Edgar Allen Poe’s ghost should stay away
Though Edgar Allen Poe is not buried in Green-Wood, many who have slighted him are. One such person is Elizabeth F. Ellett, who as a young writer competed for Poe’s affections with Fanny Osgood (while he was married to Virginia, his first cousin). When Poe rebuffed Elizabeth’s advances, she exposed his affair with Osgood, and suggested that Poe was “intemperate and subject to acts of lunacy.” The rumor spread and was eventually reported in newspapers. Also in the cemetery is Rufus Wilmot Griswold, an anthologist who was Poe’s self-proclaimed “archenemy.” The two had a complex and combative relationship, and when Poe passed, Griswold published the following obituary: “Edgar Allan Poe is dead. He died in Baltimore the day before yesterday. This announcement will startle many, but few will be grieved by it.”
Say hello to awesome women
Inspiring ladies are everywhere in Green-Wood. Look for Susan McKinney Steward, a women’s suffragette and the first African-American woman to gain a medical degree in New York State (and the third ever at that point). W.E.B. DuBois gave the eulogy at her funeral. You’ll also find Mable Douglass, founder of the New Jersey College for Women, who has a library named after her at Rutgers University. Swing by Alice and Phoebe Cary, who were also active in the women’s movement; Violet Oakley, the first woman artist to receive a public mural commission; and Laura Keene, the first powerful female theater manager in New York, who also happened to be acting on stage the evening Lincoln was assassinated. But that’s another story.
Undertaker’s Ledgers, and catacombs (oh my!)
Understandably, there are several areas in the cemetery to which only a few have access. One is the aforementioned ladders in the entrance arches. Another is the underground basement where the undertakers’ ledgers are kept. To gain access to these large and fascinating Victorian tomes, which reveal who was buried where, and why, how they died and more, you can volunteer with the cemetery’s historical society.

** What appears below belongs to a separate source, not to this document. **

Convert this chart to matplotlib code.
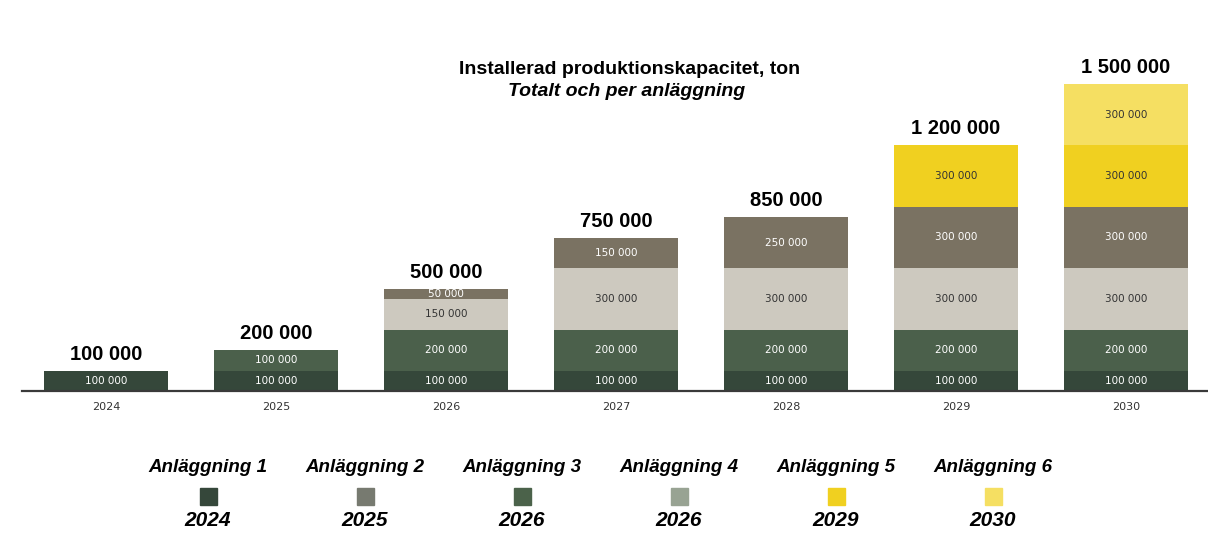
import matplotlib
matplotlib.use("Agg")
import matplotlib.pyplot as plt
from matplotlib.patches import Rectangle

years = ['2024', '2025', '2026', '2027', '2028', '2029', '2030']

# stacked layers, bottom to top
layer_dark = [100000, 100000, 100000, 100000, 100000, 100000, 100000]
layer_green = [0, 100000, 200000, 200000, 200000, 200000, 200000]
layer_light = [0, 0, 150000, 300000, 300000, 300000, 300000]
layer_taupe = [0, 0, 50000, 150000, 250000, 300000, 300000]
layer_yellow = [0, 0, 0, 0, 0, 300000, 300000]
layer_pale = [0, 0, 0, 0, 0, 0, 300000]

layers = [layer_dark, layer_green, layer_light, layer_taupe, layer_yellow, layer_pale]
layer_colors = ['#35473a', '#4b604b', '#cdc9bf', '#7a7262', '#f0d020', '#f5df62']
text_colors = ['white', 'white', '#333333', 'white', '#333333', '#333333']

leg_labels = ['Anläggning 1', 'Anläggning 2', 'Anläggning 3',
              'Anläggning 4', 'Anläggning 5', 'Anläggning 6']
leg_years = ['2024', '2025', '2026', '2026', '2029', '2030']
leg_colors = ['#35473a', '#777a70', '#4b624a', '#98a393', '#f0d020', '#f5df62']


def fmt(v):
    return f"{v:,}".replace(',', ' ')


W, H = 1208, 556
fig = plt.figure(figsize=(W / 100, H / 100), dpi=100)
ax = fig.add_axes([22 / W, 1 - 391 / H, 1185 / W, 391 / H])

x = list(range(len(years)))
bottom = [0] * len(years)
for vals, col, tcol in zip(layers, layer_colors, text_colors):
    ax.bar(x, vals, width=0.73, bottom=bottom, color=col, linewidth=0)
    for i, v in enumerate(vals):
        if v > 0:
            ax.text(i, bottom[i] + v / 2, fmt(v), ha='center', va='center',
                    fontsize=7.5, color=tcol, family='DejaVu Sans')
    bottom = [b + v for b, v in zip(bottom, vals)]

for i, tot in enumerate(bottom):
    ax.annotate(fmt(tot), (i, tot), xytext=(0, 5), textcoords='offset points',
                ha='center', va='bottom', fontsize=14.5, fontweight='bold',
                family='Liberation Sans', color='black')

ax.set_xlim(-0.497, 6.477)
ax.set_ylim(0, 391 / 307 * 1500000)
ax.axhline(0, color='#3a3a3a', lw=1.6, clip_on=False)
for s in ax.spines.values():
    s.set_visible(False)
ax.set_yticks([])
ax.set_xticks(x)
ax.set_xticklabels(years, fontsize=8, color='#333333', family='DejaVu Sans')
ax.tick_params(axis='x', length=0, pad=8)

fig.text(630 / W, 1 - 70 / H, 'Installerad produktionskapacitet, ton',
         ha='center', va='center', fontsize=14, fontweight='bold',
         family='Liberation Sans')
fig.text(627 / W, 1 - 91 / H, 'Totalt och per anläggning',
         ha='center', va='center', fontsize=14, fontweight='bold',
         style='italic', family='Liberation Sans')

# legend drawn by hand
for i in range(len(leg_labels)):
    cx = 208 + 157 * i
    fig.text(cx / W, 1 - 467 / H, leg_labels[i], ha='center', va='center',
             fontsize=13.5, fontweight='bold', style='italic',
             family='Liberation Sans')
    fig.add_artist(Rectangle(((cx - 8.5) / W, 1 - 505 / H), 17 / W, 17 / H,
                             transform=fig.transFigure, color=leg_colors[i]))
    fig.text(cx / W, 1 - 520 / H, leg_years[i], ha='center', va='center',
             fontsize=15, fontweight='bold', style='italic',
             family='Liberation Sans')

fig.savefig('out.png', dpi=100)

Also rarely accessible are the catacombs: 30 vaults, lit by skylights, which are open to the public only on special occasions. This group mausoleum was originally built for patrons who wanted to be buried in the fashionable above-ground style but could not afford their own space. The practice also put to rest the fear of being buried alive, which peaked with the cholera epidemic of the time.